--- What the task asks ---
Your task is to transcribe all of the records exactly and leave out the pictures.

--- Given entries ---
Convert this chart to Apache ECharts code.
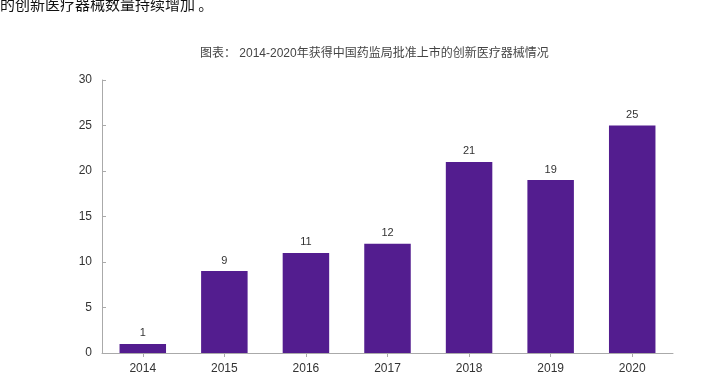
<!DOCTYPE html>
<html><head><meta charset="utf-8">
<script src="https://cdn.jsdelivr.net/npm/echarts@6/dist/echarts.min.js"></script>
<style>html,body{margin:0;padding:0;background:#fff}#c{width:722px;height:389px}</style>
</head><body><div id="c"></div>
<script>
const categories = ['2014','2015','2016','2017','2018','2019','2020'];
const values = [1, 9, 11, 12, 21, 19, 25];
const yTicks = [0, 5, 10, 15, 20, 25, 30];
const titleText = '图表： 2014-2020年获得中国药监局批准上市的创新医疗器械情况';
const topText = '的创新医疗器械数量持续增加 。';

const chart = echarts.init(document.getElementById('c'), null, {renderer: 'canvas'});
const font = '"Liberation Sans", Arial, "Noto Sans CJK SC", sans-serif';
chart.setOption({
  animation: false,
  textStyle: {fontFamily: font},
  graphic: [
    {type: 'text', left: 0, top: -3, style: {text: topText, font: '15px "Noto Sans CJK SC", sans-serif', fill: '#111'}},
    {type: 'text', left: 200, top: 48, style: {text: titleText, font: '12px "Liberation Sans", "Noto Sans CJK SC", sans-serif', fill: '#444'}}
  ],
  grid: {left: 102, right: 49, top: 80, bottom: 36, containLabel: false},
  xAxis: {
    type: 'category', data: categories,
    axisLine: {lineStyle: {color: '#aaa', width: 1}},
    axisTick: {show: true, alignWithLabel: true, length: 4, lineStyle: {color: '#aaa'}},
    axisLabel: {color: '#333', fontSize: 12, margin: 10, fontFamily: font}
  },
  yAxis: {
    type: 'value', min: yTicks[0], max: yTicks[yTicks.length-1], interval: 5,
    axisLine: {show: true, lineStyle: {color: '#aaa'}},
    axisTick: {show: true, inside: true, length: 4, lineStyle: {color: '#aaa'}},
    splitLine: {show: false},
    axisLabel: {color: '#333', fontSize: 12, margin: 10, fontFamily: font}
  },
  series: [{
    type: 'bar', data: values, barWidth: '57%',
    itemStyle: {color: '#531d8f'},
    label: {show: true, position: 'top', color: '#333', fontSize: 11, distance: 5, fontFamily: font}
  }]
});
</script></body></html>
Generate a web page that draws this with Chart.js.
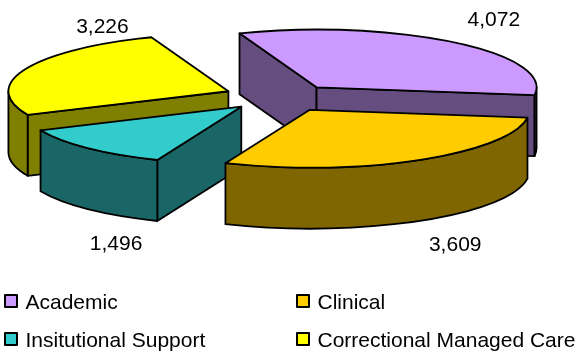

--- Correct output ---
Convert this chart to Apache ECharts code.
<!DOCTYPE html>
<html><head><meta charset="utf-8">
<script src="https://cdn.jsdelivr.net/npm/echarts@6/dist/echarts.min.js"></script>
<style>html,body{margin:0;padding:0;background:#fff}#c{width:722px;height:389px}</style>
</head><body><div id="c"></div>
<script>
const categories = ['2014','2015','2016','2017','2018','2019','2020'];
const values = [1, 9, 11, 12, 21, 19, 25];
const yTicks = [0, 5, 10, 15, 20, 25, 30];
const titleText = '图表： 2014-2020年获得中国药监局批准上市的创新医疗器械情况';
const topText = '的创新医疗器械数量持续增加 。';

const chart = echarts.init(document.getElementById('c'), null, {renderer: 'canvas'});
const font = '"Liberation Sans", Arial, "Noto Sans CJK SC", sans-serif';
chart.setOption({
  animation: false,
  textStyle: {fontFamily: font},
  graphic: [
    {type: 'text', left: 0, top: -3, style: {text: topText, font: '15px "Noto Sans CJK SC", sans-serif', fill: '#111'}},
    {type: 'text', left: 200, top: 48, style: {text: titleText, font: '12px "Liberation Sans", "Noto Sans CJK SC", sans-serif', fill: '#444'}}
  ],
  grid: {left: 102, right: 49, top: 80, bottom: 36, containLabel: false},
  xAxis: {
    type: 'category', data: categories,
    axisLine: {lineStyle: {color: '#aaa', width: 1}},
    axisTick: {show: true, alignWithLabel: true, length: 4, lineStyle: {color: '#aaa'}},
    axisLabel: {color: '#333', fontSize: 12, margin: 10, fontFamily: font}
  },
  yAxis: {
    type: 'value', min: yTicks[0], max: yTicks[yTicks.length-1], interval: 5,
    axisLine: {show: true, lineStyle: {color: '#aaa'}},
    axisTick: {show: true, inside: true, length: 4, lineStyle: {color: '#aaa'}},
    splitLine: {show: false},
    axisLabel: {color: '#333', fontSize: 12, margin: 10, fontFamily: font}
  },
  series: [{
    type: 'bar', data: values, barWidth: '57%',
    itemStyle: {color: '#531d8f'},
    label: {show: true, position: 'top', color: '#333', fontSize: 11, distance: 5, fontFamily: font}
  }]
});
</script></body></html>
Generate a web page that draws this with Chart.js.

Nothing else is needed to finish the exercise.